- Conference: Independent
- Record: 6–2
- Head coach: Charlie Bachman (3rd season);
- Offensive scheme: Notre Dame Box
- MVP: Sid Wagner
- Captain: Sid Wagner
- Home stadium: Macklin Field

= 1935 Michigan State Spartans football team =

American college football season

The 1935 Michigan State Spartans football team represented Michigan State College as an independent during the 1935 college football season. In their third season under head coach Charlie Bachman, the Spartans compiled a 6–2 record and won their annual rivalry game with Michigan by a 25 to 6 score. In inter-sectional play, the team defeated Kansas (42–0) and the Loyola Lions (27–0) but lost to Boston College (18–6).

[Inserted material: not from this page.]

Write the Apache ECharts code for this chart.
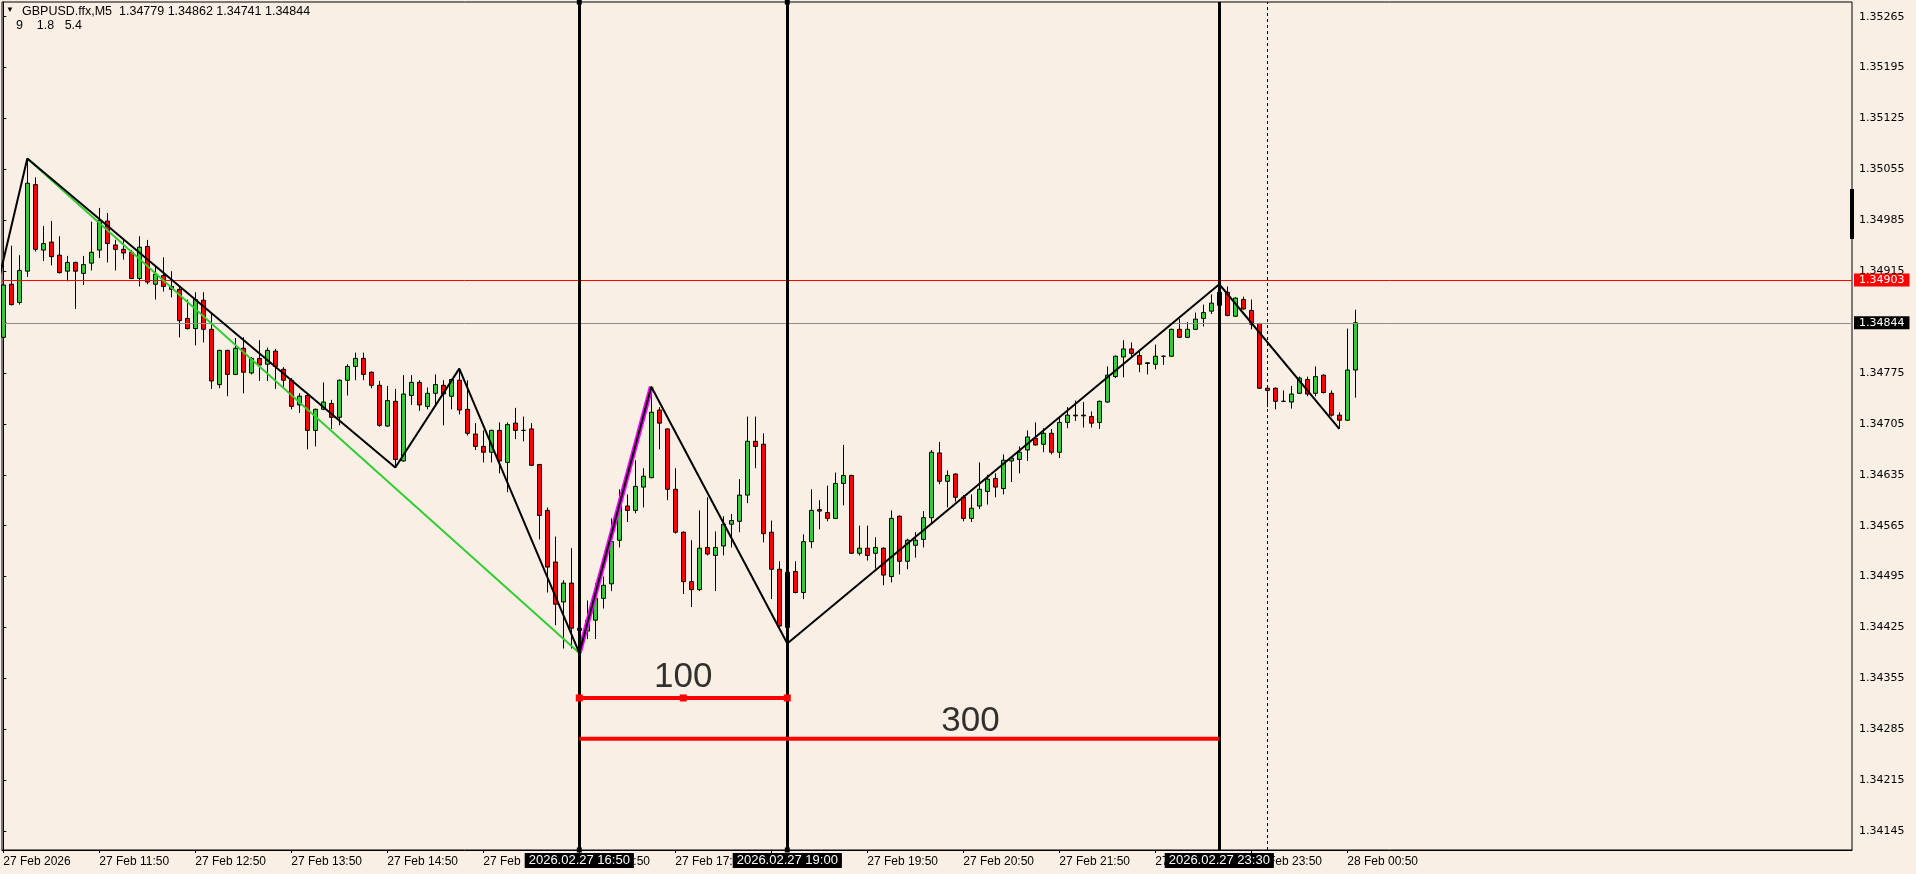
<!DOCTYPE html>
<html><head><meta charset="utf-8">
<script src="https://cdn.jsdelivr.net/npm/echarts@6/dist/echarts.min.js"></script>
<style>html,body{margin:0;padding:0;background:#F9EFE5;} #c{width:1916px;height:874px;}</style>
</head><body><div id="c"></div>
<script>
// ---------- DATA (GBPUSD.ffx, M5, 27 Feb 2026 10:50 -> 28 Feb 00:55) ----------
const open = [1.34824,1.34897,1.34872,1.34915,1.35034,1.34944,1.34955,1.34937,1.34915,1.34927,
1.34912,1.34926,1.34944,1.34984,1.34951,1.34945,1.34941,1.34905,1.34949,1.34897,
1.34909,1.34894,1.34890,1.34850,1.34836,1.34875,1.34835,1.34759,1.34806,1.34773,
1.34809,1.34775,1.34795,1.34787,1.34805,1.34780,1.34765,1.34731,1.34744,1.34696,
1.34725,1.34733,1.34714,1.34765,1.34784,1.34795,1.34776,1.34758,1.34702,1.34736,
1.34654,1.34744,1.34762,1.34729,1.34747,1.34758,1.34743,1.34765,1.34725,1.34691,
1.34674,1.34666,1.34696,1.34652,1.34706,1.34696,1.34698,1.34649,1.34586,1.34515,
1.34460,1.34486,1.34424,1.34420,1.34435,1.34465,1.34485,1.34545,1.34592,1.34586,
1.34618,1.34631,1.34724,1.34698,1.34615,1.34556,1.34488,1.34477,1.34535,1.34524,
1.34537,1.34567,1.34571,1.34607,1.34681,1.34677,1.34556,1.34505,1.34425,1.34502,
1.34473,1.34543,1.34587,1.34583,1.34575,1.34623,1.34634,1.34527,1.34534,1.34527,
1.34534,1.34495,1.34578,1.34516,1.34538,1.34546,1.34576,1.34665,1.34626,1.34636,
1.34604,1.34575,1.34592,1.34612,1.34630,1.34616,1.34654,1.34656,1.34669,1.34685,
1.34677,1.34692,1.34666,1.34707,1.34716,1.34717,1.34715,1.34707,1.34735,1.34770,
1.34797,1.34808,1.34799,1.34788,1.34787,1.34798,1.34798,1.34835,1.34824,1.34835,
1.34850,1.34860,1.34868,1.34886,1.34853,1.34876,1.34861,1.34843,1.34754,1.34754,
1.34736,1.34735,1.34747,1.34766,1.34747,1.34772,1.34747,1.34717,1.34710,1.34779];
const high = [1.34899,1.34950,1.34937,1.35070,1.35044,1.34977,1.34984,1.34963,1.34936,1.34928,
1.34936,1.34983,1.35002,1.34995,1.34958,1.34958,1.34944,1.34963,1.34958,1.34921,
1.34934,1.34915,1.34894,1.34876,1.34886,1.34886,1.34856,1.34807,1.34807,1.34823,
1.34824,1.34797,1.34820,1.34810,1.34808,1.34783,1.34768,1.34747,1.34747,1.34726,
1.34762,1.34738,1.34766,1.34787,1.34803,1.34803,1.34777,1.34764,1.34757,1.34753,
1.34772,1.34772,1.34765,1.34755,1.34773,1.34765,1.34767,1.34781,1.34765,1.34706,
1.34696,1.34697,1.34707,1.34707,1.34727,1.34715,1.34706,1.34650,1.34590,1.34550,
1.34490,1.34534,1.34425,1.34462,1.34486,1.34495,1.34575,1.34615,1.34608,1.34655,
1.34644,1.34756,1.34728,1.34699,1.34644,1.34557,1.34545,1.34586,1.34604,1.34557,
1.34578,1.34581,1.34629,1.34715,1.34715,1.34692,1.34572,1.34516,1.34502,1.34516,
1.34553,1.34615,1.34600,1.34620,1.34638,1.34676,1.34635,1.34565,1.34565,1.34549,
1.34535,1.34586,1.34579,1.34547,1.34556,1.34585,1.34669,1.34680,1.34641,1.34637,
1.34607,1.34608,1.34652,1.34635,1.34637,1.34663,1.34658,1.34674,1.34696,1.34707,
1.34699,1.34698,1.34714,1.34728,1.34737,1.34735,1.34722,1.34737,1.34784,1.34799,
1.34820,1.34817,1.34805,1.34790,1.34814,1.34799,1.34836,1.34849,1.34845,1.34858,
1.34869,1.34883,1.34897,1.34894,1.34879,1.34880,1.34876,1.34844,1.34755,1.34755,
1.34751,1.34757,1.34770,1.34770,1.34784,1.34773,1.34751,1.34721,1.34836,1.34862];
const low = [1.34820,1.34868,1.34869,1.34907,1.34942,1.34929,1.34923,1.34912,1.34901,1.34863,
1.34896,1.34916,1.34933,1.34927,1.34916,1.34931,1.34904,1.34894,1.34897,1.34876,
1.34887,1.34879,1.34824,1.34835,1.34813,1.34817,1.34753,1.34754,1.34743,1.34772,
1.34747,1.34773,1.34764,1.34764,1.34753,1.34753,1.34725,1.34720,1.34670,1.34674,
1.34724,1.34698,1.34703,1.34744,1.34765,1.34765,1.34754,1.34701,1.34701,1.34645,
1.34653,1.34731,1.34723,1.34725,1.34731,1.34703,1.34725,1.34718,1.34689,1.34669,
1.34652,1.34652,1.34637,1.34611,1.34684,1.34681,1.34647,1.34546,1.34473,1.34428,
1.34396,1.34396,1.34390,1.34409,1.34409,1.34451,1.34475,1.34535,1.34570,1.34582,
1.34590,1.34630,1.34670,1.34600,1.34554,1.34471,1.34453,1.34475,1.34524,1.34475,
1.34524,1.34535,1.34556,1.34596,1.34644,1.34542,1.34464,1.34426,1.34403,1.34472,
1.34464,1.34534,1.34560,1.34571,1.34574,1.34593,1.34526,1.34524,1.34517,1.34506,
1.34483,1.34487,1.34498,1.34505,1.34521,1.34535,1.34568,1.34622,1.34590,1.34598,
1.34571,1.34570,1.34588,1.34594,1.34604,1.34608,1.34625,1.34637,1.34654,1.34675,
1.34666,1.34663,1.34658,1.34699,1.34709,1.34700,1.34700,1.34698,1.34734,1.34768,
1.34769,1.34798,1.34776,1.34773,1.34780,1.34786,1.34797,1.34823,1.34823,1.34834,
1.34839,1.34856,1.34867,1.34853,1.34852,1.34862,1.34835,1.34753,1.34728,1.34725,
1.34735,1.34726,1.34746,1.34743,1.34743,1.34747,1.34715,1.34698,1.34709,1.34741];
const close = [1.34896,1.34869,1.34916,1.35036,1.34945,1.34953,1.34935,1.34913,1.34927,1.34915,
1.34924,1.34941,1.34985,1.34953,1.34945,1.34940,1.34905,1.34948,1.34900,1.34911,
1.34894,1.34890,1.34847,1.34836,1.34876,1.34835,1.34764,1.34806,1.34773,1.34809,
1.34776,1.34795,1.34786,1.34806,1.34784,1.34765,1.34729,1.34743,1.34696,1.34725,
1.34735,1.34714,1.34765,1.34784,1.34795,1.34773,1.34758,1.34703,1.34737,1.34656,
1.34746,1.34762,1.34731,1.34747,1.34759,1.34746,1.34766,1.34724,1.34692,1.34674,
1.34666,1.34696,1.34654,1.34704,1.34696,1.34696,1.34648,1.34579,1.34508,1.34457,
1.34486,1.34424,1.34421,1.34435,1.34465,1.34483,1.34543,1.34593,1.34586,1.34619,
1.34633,1.34721,1.34706,1.34615,1.34556,1.34488,1.34477,1.34534,1.34526,1.34535,
1.34567,1.34572,1.34607,1.34681,1.34674,1.34554,1.34505,1.34427,1.34501,1.34473,
1.34543,1.34586,1.34585,1.34575,1.34623,1.34634,1.34527,1.34534,1.34524,1.34535,
1.34497,1.34575,1.34516,1.34545,1.34545,1.34576,1.34666,1.34626,1.34634,1.34604,
1.34575,1.34589,1.34615,1.34629,1.34618,1.34655,1.34658,1.34666,1.34687,1.34676,
1.34692,1.34666,1.34707,1.34717,1.34717,1.34716,1.34706,1.34736,1.34772,1.34798,
1.34808,1.34802,1.34787,1.34789,1.34798,1.34798,1.34835,1.34824,1.34835,1.34849,
1.34858,1.34871,1.34886,1.34854,1.34878,1.34863,1.34842,1.34754,1.34751,1.34736,
1.34736,1.34746,1.34768,1.34746,1.34770,1.34748,1.34717,1.34710,1.34779,1.34844];

// axis ticks
const xTickIdx = [0,12,24,36,48,60,72,84,96,108,120,132,144,156,168];
const xTickLabels = ['27 Feb 2026','27 Feb 11:50','27 Feb 12:50','27 Feb 13:50','27 Feb 14:50',
  '27 Feb 15:50','27 Feb 16:50','27 Feb 17:50','27 Feb 18:50','27 Feb 19:50','27 Feb 20:50',
  '27 Feb 21:50','27 Feb 22:50','27 Feb 23:50','28 Feb 00:50'];
const yTicks = [1.34145,1.34215,1.34285,1.34355,1.34425,1.34495,1.34565,1.34635,1.34705,
  1.34775,1.34845,1.34915,1.34985,1.35055,1.35125,1.35195,1.35265];

// header
const symbolName = 'GBPUSD.ffx,M5';
const zigzagParams = [9, 1.8, 5.4];

// zigzag pivots (candle index, H/L) and the leg coming in from the left edge
const zigzagLead = [-0.5, 1.34906];
const zigzagPivots = [[3,'H'],[49,'L'],[57,'H'],[72,'L'],[81,'H'],[98,'L'],[152,'H'],[167,'L']];
const greenPivots = [[3,'H'],[72,'L']];
const purplePivots = [[72,'L'],[81,'H']];

// vertical time lines
const vlineIdx = [72, 98, 152];
const vlineLabels = ['2026.02.27 16:50','2026.02.27 19:00','2026.02.27 23:30'];
const separatorIdx = [158];

// horizontal price lines
const alertLevel = 1.34903;

// measurement rulers
const measureFrom = [72, 72];
const measureTo = [98, 152];
const measurePrice = [1.34328, 1.34272];
const measureText = ['100', '300'];
const measureTextPos = [[85, 1.34357], [120.9, 1.34296]];

// ---------- CHART ----------
const N = open.length;
const candleData = open.map((o, i) => [i, o, close[i], low[i], high[i]]);
const pv = ([i, t]) => [i, t === 'H' ? high[i] : low[i]];
const zigzagData = [zigzagLead].concat(zigzagPivots.map(pv));
const bid = close[N - 1];
const last = [open[N-1], high[N-1], low[N-1], close[N-1]].map(v => v.toFixed(5)).join(' ');
const FONT = 'Liberation Sans';

const chart = echarts.init(document.getElementById('c'), null, {renderer: 'canvas'});
const option = {
  animation: false,
  backgroundColor: '#F9EFE5',
  title: [
    {text: '\u25BC', left: 6, top: 6, padding: 0, textStyle: {fontSize: 8, color: '#000', fontWeight: 'normal'}},
    {text: symbolName + '  ' + last, left: 22, top: 5, padding: 0,
      textStyle: {fontSize: 12.5, color: '#000', fontWeight: 'normal', fontFamily: FONT}},
    {text: zigzagParams[0] + '    ' + zigzagParams[1] + '   ' + zigzagParams[2], left: 16, top: 19, padding: 0,
      textStyle: {fontSize: 12.5, color: '#000', fontWeight: 'normal', fontFamily: FONT}}
  ],
  grid: {left: 2, top: 2, width: 1850, height: 848, show: true, borderColor: '#000', borderWidth: 1},
  xAxis: {
    type: 'value', min: -0.1625, max: 231.0875,
    axisLine: {show: true, onZero: false, lineStyle: {color: '#000', width: 1}},
    axisTick: {show: true, length: 3, customValues: xTickIdx, lineStyle: {color: '#000'}},
    axisLabel: {show: true, customValues: xTickIdx, align: 'left', margin: 6, color: '#000',
      fontSize: 12, fontFamily: FONT, formatter: v => xTickLabels[xTickIdx.indexOf(v)]},
    splitLine: {show: false}
  },
  yAxis: {
    type: 'value', position: 'right', min: 1.341189, max: 1.352852, scale: true,
    axisLine: {show: true, lineStyle: {color: '#000', width: 1}},
    axisTick: {show: true, length: 3, customValues: yTicks, lineStyle: {color: '#000'}},
    axisLabel: {show: true, customValues: yTicks, margin: 7, color: '#000', fontSize: 11,
      fontFamily: 'DejaVu Sans', formatter: v => v.toFixed(5)},
    splitLine: {show: false}
  },
  graphic: [
    {type: 'rect', shape: {x: 1850, y: 189, width: 4, height: 50}, style: {fill: '#000'}, z: 10}
  ],
  series: [
    {
      type: 'candlestick', data: candleData, barWidth: 4, z: 2,
      itemStyle: {color: '#32CD32', color0: '#FF0000', borderColor: '#000', borderColor0: '#000',
        borderColorDoji: '#000', borderWidth: 1}
    },
    // price level lines (alert + bid)
    {type: 'line', data: [], z: 3,
      markLine: {
        silent: true, symbol: 'none', animation: false, precision: 5, z: 3,
        label: {show: true, position: 'end', distance: 2, color: '#fff', fontSize: 11,
          fontFamily: 'DejaVu Sans', padding: [1, 5], formatter: p => Number(p.value).toFixed(5)},
        data: [
          {yAxis: alertLevel, lineStyle: {color: '#FF0000', width: 1, type: 'solid'}, label: {backgroundColor: '#FF0000'}},
          {yAxis: bid, lineStyle: {color: '#8C8C8C', width: 1, type: 'solid'}, label: {backgroundColor: '#000'}}
        ]
      }},
    {type: 'line', data: greenPivots.map(pv), symbol: 'none', z: 3,
      lineStyle: {color: '#32CD32', width: 2}},
    {type: 'line', data: purplePivots.map(pv), symbol: 'none', z: 4,
      lineStyle: {color: '#FF00FF', width: 5}},
    {type: 'line', data: zigzagData, symbol: 'none', z: 5,
      lineStyle: {color: '#000', width: 2}},
    // vertical time lines (selected ones with end markers)
    {type: 'line', data: [], z: 6,
      markLine: {silent: true, animation: false, symbol: ['rect', 'rect'], symbolSize: 5, z: 6, precision: 5,
        lineStyle: {color: '#000', width: 3, type: 'solid'},
        itemStyle: {color: '#000'},
        label: {show: true, position: 'start', distance: 3, backgroundColor: '#000', color: '#fff',
          fontSize: 13, fontFamily: FONT, padding: [1, 4]},
        data: vlineIdx.slice(0, 2).map((x, k) => ({xAxis: x, label: {formatter: vlineLabels[k]}}))
      }},
    {type: 'line', data: [], z: 6,
      markLine: {silent: true, animation: false, symbol: 'none', z: 6, precision: 5,
        lineStyle: {color: '#000', width: 3, type: 'solid'},
        label: {show: true, position: 'start', distance: 3, backgroundColor: '#000', color: '#fff',
          fontSize: 13, fontFamily: FONT, padding: [1, 4]},
        data: vlineIdx.slice(2).map((x, k) => ({xAxis: x, label: {formatter: vlineLabels[k + 2]}}))
          .concat(separatorIdx.map(x => ({xAxis: x, lineStyle: {width: 1, type: [3, 3]}, label: {show: false}})))
      }},
    // measurement rulers
    {type: 'line', z: 7, symbol: 'rect', symbolSize: 7, showAllSymbol: true,
      itemStyle: {color: '#FF0000'}, lineStyle: {color: '#FF0000', width: 4},
      data: [[measureFrom[0], measurePrice[0]], [(measureFrom[0] + measureTo[0]) / 2, measurePrice[0]], [measureTo[0], measurePrice[0]]]},
    {type: 'line', z: 7, symbol: 'none', lineStyle: {color: '#FF0000', width: 4},
      data: [[measureFrom[1], measurePrice[1]], [measureTo[1], measurePrice[1]]]},
    {type: 'scatter', z: 8, symbolSize: 1, itemStyle: {color: 'rgba(0,0,0,0)'},
      label: {show: true, position: 'inside', color: '#000', fontSize: 35, fontFamily: FONT,
        formatter: p => measureText[p.dataIndex]},
      data: measureTextPos}
  ]
};
chart.setOption(option);
</script></body></html>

Guard Sid Wagner was a consensus first-team player on the 1935 College Football All-America Team.

==Schedule==

| Date | Opponent | Site | Result | Attendance | Source |
| September 28 | Grinnell | Macklin Field; East Lansing, MI; | W 41–0 |  |  |
| October 5 | at Michigan | Michigan Stadium; Ann Arbor, MI (rivalry); | W 25–6 | 32,315 |  |
| October 12 | Kansas | Macklin Field; East Lansing, MI; | W 42–0 |  |  |
| October 19 | at Boston College | Alumni Field; Chestnut Hill, MA; | L 6–18 |  |  |
| October 26 | Washington University | Macklin Field; East Lansing, MI; | W 47–13 |  |  |
| November 2 | at Temple | Temple Stadium; Philadelphia, PA; | W 12–7 | 25,000 |  |
| November 9 | Marquette | Macklin Field; East Lansing, MI; | L 7–13 | 20,000 |  |
| November 16 | at Loyola (CA) | Gilmore Stadium; Los Angeles, CA; | W 27–0 | 9,000 |  |
Homecoming;

==Game summaries==
===Michigan===
On October 5, Michigan State opened its 1935 season with its annual rivalry game against the Michigan Wolverines. The Spartans had defeated the Wolverines in 1934 for the first time since 1915. Led by head coach Charlie Bachman and left halfback Kurt Warmbein, the Spartans again defeated the Wolverines, 25 to 6. It was the first time the Spartans had defeated the Wolverines in consecutive games.